PowerShellAssemblyLoadContextInitializer exposes 2 APIs for this purpose: SetPowerShellAssemblyLoadContext and InitializeAndCallEntryMethod. They are for different scenarios:

  • SetPowerShellAssemblyLoadContext - It's designed to be used by a native host whose Trusted Platform Assemblies (TPA) do not include PowerShell assemblies, such as the in-box powershell.exe and other native CoreCLR host in Nano Server. When using this API, instead of setting up a new load context, PowerShellAssemblyLoadContextInitializer will register a handler to the Resolving event of the default load context. Then PowerShell Core will depend on the default load context to handle TPA and the Resolving event to handle other assemblies.

  • InitializeAndCallEntryMethod - It's designed to be used with dotnet.exe where the TPA list includes PowerShell assemblies. When using this API, PowerShellAssemblyLoadContextInitializer will set up a new load context to handle all assemblies. PowerShell Core itself also uses this API for bootstrapping.

This documentation only covers the InitializeAndCallEntryMethod API, as it's what you need when building a .NET Core application with .NET CLI.

Comparison - Hosting Windows PowerShell vs. Hosting PowerShell Core

The following code demonstrates how to host Windows PowerShell in an application. As shown below, you can insert your business logic code directly in the Main method.

// MyApp.exe
using System;
using System.Management.Automation;

public class Program
{
    static void Main(string[] args)
    {
        // My business logic code
        using (PowerShell ps = PowerShell.Create())
        {
            var results = ps.AddScript("Get-Command Write-Output").Invoke();
            Console.WriteLine(results[0].ToString());
        }
    }
}

However, when it comes to hosting PowerShell Core, there will be a layer of redirection for the PowerShell load context to take effect. In a .NET Core application, the entry point assembly that contains the Main method is loaded in the default load context, and thus all assemblies referenced by the entry point assembly, implicitly or explicitly, will also be loaded into the default load context.

In order to have the PowerShell load context to control assembly loading for the execution of an application, the business logic code needs to be extracted out of the entry point assembly and put into a different assembly, say Logic.dll.
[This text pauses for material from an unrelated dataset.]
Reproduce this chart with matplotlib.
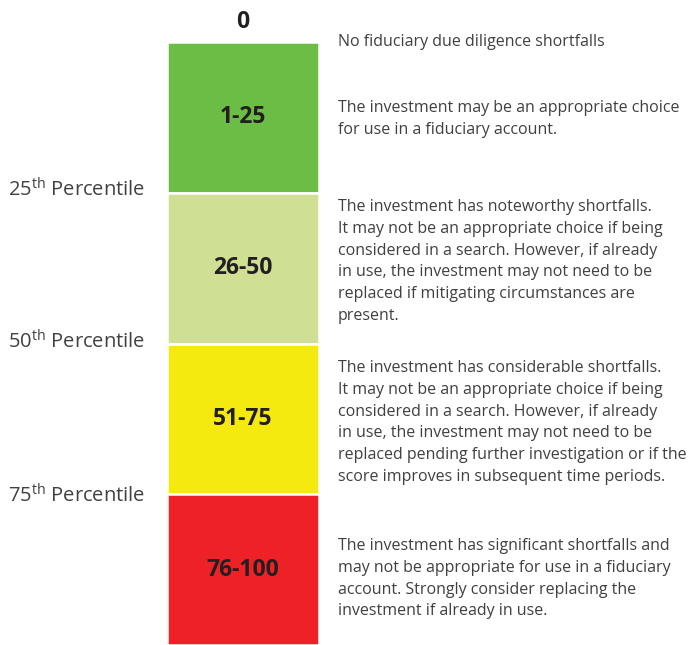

The entry point Main method shall do one thing only -- let the PowerShell load context load Logic.dll and start the execution of the business logic. Once the execution starts this way, all further assembly loading requests will be handled by the PowerShell load context.

So the above example needs to be altered as follows in a .NET Core application:

// MyApp.exe
using System.Management.Automation;
using System.Reflection;

namespace Application.Test
{
    public class Program
    {
        /// <summary>
        /// Managed entry point shim, which starts the actual program
        /// </summary>
        public static int Main(string[] args)
        {
            // Application needs to use PowerShell AssemblyLoadContext if it needs to create PowerShell runspace
            // PowerShell engine depends on PS ALC to provide the necessary assembly loading/searching support that is missing from .NET Core
            string appBase = System.IO.Path.GetDirectoryName(typeof(Program).GetTypeInfo().Assembly.Location);
            System.Console.WriteLine("\nappBase: {0}", appBase);

            // Initialize the PS ALC and let it load 'Logic.dll' and start the execution
            return (int)PowerShellAssemblyLoadContextInitializer.
                           InitializeAndCallEntryMethod(
                               appBase,
                               new AssemblyName("Logic, Version=1.0.0.0, Culture=neutral, PublicKeyToken=null"),
                               "Application.Test.Logic",
                               "Start",
                               new object[] { args });
        }
    }
}

// Logic.dll
using System;
using System.Management.Automation;
using System.Management.Automation.Runspaces;

namespace Application.Test
{
    public sealed class Logic
    {
        /// <summary>
        /// Start the actual logic
        /// </summary>
        public static int Start(string[] args)
        {
            // My business logic code
            using (PowerShell ps = PowerShell.Create())
            {
                var results = ps.AddScript("Get-Command Write-Output").Invoke();
                Console.WriteLine(results[0].ToString());
            }
            return 0;
        }
    }
}

.NET Core Sample Application

You can find the sample application project "MyApp" under sample-dotnet1.1. To build the sample project, run the following commands (.NET Core SDK 1.0.1 is required):

dotnet restore .\MyApp\MyApp.csproj
dotnet publish .\MyApp -c release -r win10-x64

Then you can run MyApp.exe from the publish folder and see the results:

PS:> .\MyApp.exe

Evaluating 'Get-Command Write-Output' in PS Core Runspace

Write-Output

Evaluating '([S.M.A.ActionPreference], [S.M.A.AliasAttribute]).FullName' in PS Core Runspace

System.Management.Automation.ActionPreference
System.Management.Automation.AliasAttribute

Remaining Issue

PowerShell Core builds separately for Windows and Unix, so the assemblies are different between Windows and Unix platforms. Unfortunately, all PowerShell NuGet packages that have been published so far only contain PowerShell assemblies built specifically for Windows. The issue #3417 was opened to track publishing PowerShell NuGet packages for Unix platforms.